Especially as normal() does not really seem like normal operation because it involves randomness.


Solution

  • Thanks to @iacolippo (see comments below the question) the problem is solved now. I just wanted to supplement this by posting what code I am using now, so this may help anyone else.

    As presumed in the question and also stated by @iacolippo the code posted in the question is not backpropable:

    import torch
    parameter_vector = torch.tensor(range(5), dtype=torch.float, requires_grad=True)
    print('- initial parameter weights:', parameter_vector)
    sigma = torch.ones(parameter_vector.size(0), dtype=torch.float)*0.1
    init_result = torch.normal(parameter_vector, sigma)
    print('- normal init result requires_grad:', init_result.requires_grad)
    print('- normal init vector', init_result)
    #print('result:       ', init_result)
    sum_result = init_result.sum()
    sum_result.backward()
    print('- summed dummy-loss:', sum_result)
    optimizer = torch.optim.SGD([parameter_vector], lr = 0.01, momentum=0.9)
    optimizer.step()
    print()
    print('- parameter weights after update:', parameter_vector)
    

    Out:

    - initial parameter weights: tensor([0., 1., 2., 3., 4.], requires_grad=True)
    - normal init result requires_grad: True
    - normal init vector tensor([-0.0909,  1.1136,  2.1143,  2.8838,  3.9340], grad_fn=<NormalBackward3>)
    - summed dummy-loss: tensor(9.9548, grad_fn=<SumBackward0>)
    
    - parameter weights after update: tensor([0., 1., 2., 3., 4.], requires_grad=True)
    

    As you can see calling backward() does not raise an error (see linked issue in comments above), but the parameters won't get updated either with SGD-Step.


    Working Example 1

    One solution is to use the formula/trick given here: https://stats.stackexchange.com/a/342815/133099

    x=μ+σ sample(N(0,1))

    To archive this:

    sigma = torch.ones(parameter_vector.size(0), dtype=torch.float)*0.1
    init_result = torch.normal(parameter_vector, sigma)
    

    Changes to:

    dim = parameter_vector.size(0)
    sigma = 0.1
    init_result = parameter_vector + sigma*torch.normal(torch.zeros(dim), torch.ones(dim))
    

    After changing these lines the code gets backprobable and the parameter vector gets updated after calling backward() and SGD-Step.

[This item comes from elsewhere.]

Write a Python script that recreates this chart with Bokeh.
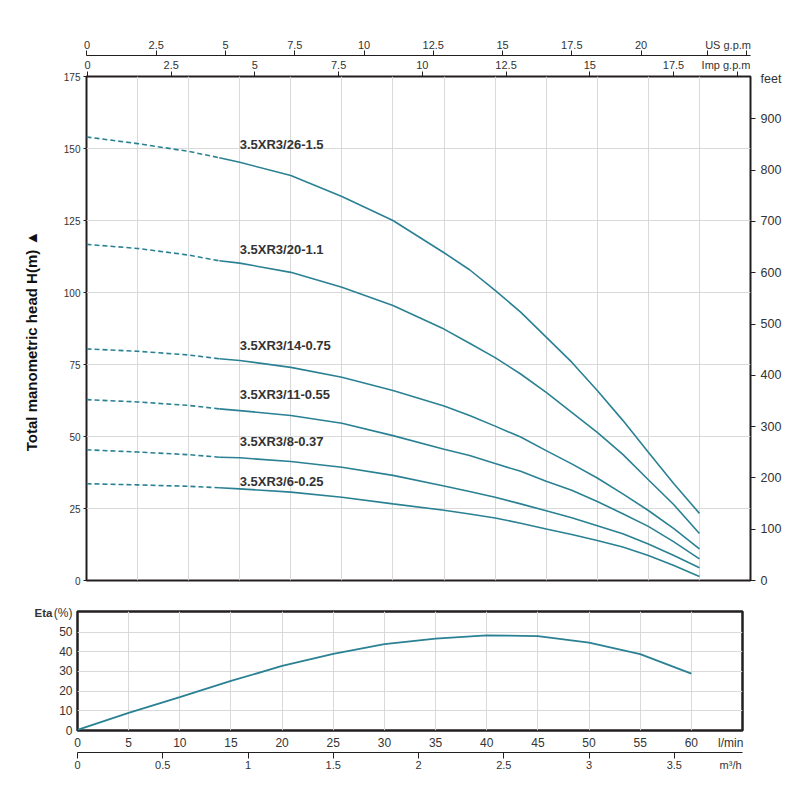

    Output with changed lines:

    - initial parameter weights: tensor([0., 1., 2., 3., 4.], requires_grad=True)
    - normal init result requires_grad: True
    - normal init vector tensor([-0.1802,  0.9261,  1.9482,  3.0817,  3.9773], grad_fn=<ThAddBackward>)
    - summed dummy-loss: tensor(9.7532, grad_fn=<SumBackward0>)
    
    - parameter weights after update: tensor([-0.0100,  0.9900,  1.9900,  2.9900,  3.9900], requires_grad=True)
    

    Working Example 2

    Another way would be using torch.distributions (Documentation Link).

    Do do so the respective lines in the code above have to be replaced by:

    i = torch.ones(parameter_vector.size(0))
    sigma = 0.1
    m = torch.distributions.Normal(parameter_vector, sigma*i)
    init_result = m.rsample()
    

    Output with changed lines:

    - initial parameter weights: tensor([0., 1., 2., 3., 4.], requires_grad=True)
    - normal init result requires_grad: True
    - normal init vector tensor([-0.0767,  0.9971,  2.0448,  2.9408,  4.1321], grad_fn=<ThAddBackward>)
    - summed dummy-loss: tensor(10.0381, grad_fn=<SumBackward0>)
    
    - parameter weights after update: tensor([-0.0100,  0.9900,  1.9900,  2.9900,  3.9900], requires_grad=True)
    

    As it can be seen in the output above - using torch.distributions yields also to backprobable code where the parameter vector gets updated after calling backward() and SGD-Step.

    I hope this is helpful for someone.